No, I don't subscribe to those ideas that if you dream of a fish that means you'll be traveling, or that if you see a circus clown you'll be getting money. I think that's all hooey.

But I'm well-practiced in dreaming or, more honestly, in having nightmares, and I've stumbled on a way of remembering them better. Some people have told me it's good to do that, and that, combined with what I learned on a TV show, has given me a habit.

The TV program explained a few things, not the least of which is that before we go into REM (rapid eye movement) sleep and start a dream, our brain issues a couple commands. One releases a paralyzing agent that prevents us from acting out our dreams and the other shuts off our near-term memory.

I know the first is true because my dog can't run when he dreams. His legs move, but it's more a twitch than anything frutiful. The short-term memory thing, I think, is a defense against confusing dreams with reality, but I could be wrong.

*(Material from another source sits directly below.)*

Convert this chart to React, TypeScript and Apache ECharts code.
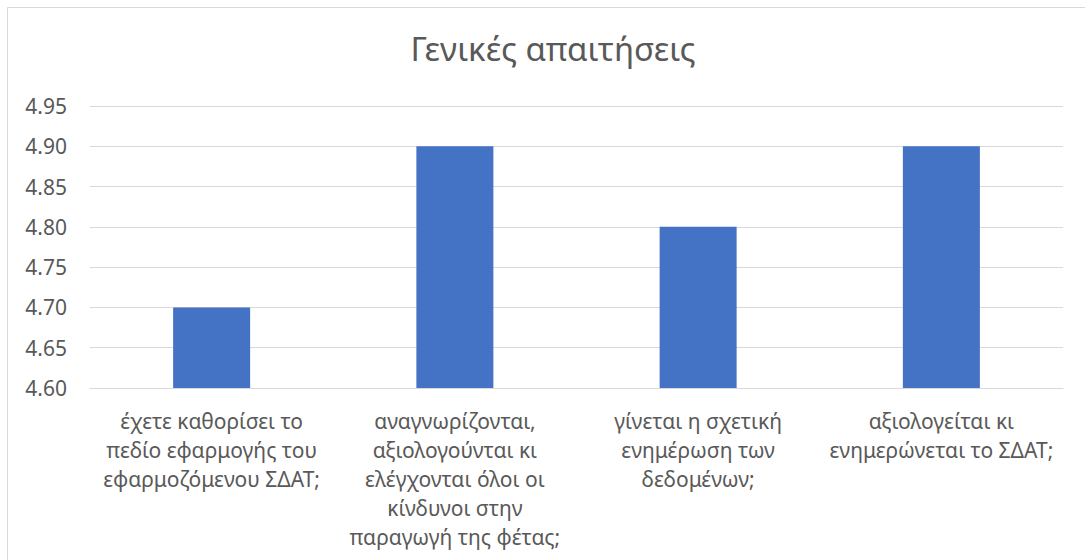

Anyway, it's the reason so few of us can remember our dreams. We aren't supposed to. In that sense, it works, but it can be overcome. What I've learned to do is wake up with my mind running and right off the bat try to recall parts of the dream. Then, I focus on those and, usually, more and more comes back. I have to do this quite a bit if I want to remember the dream very well, to force it into long-term memory, but I think it works.

What's deadly is waking up and having to go to the bathroom or make coffee. By the time those activities are done, the dream has evaporated. You have to be quick to catch a dream, and not many people will tell you that.

Oh, unsolicited advice is worth as much as free advice, but has the added benefit of being uncalled for.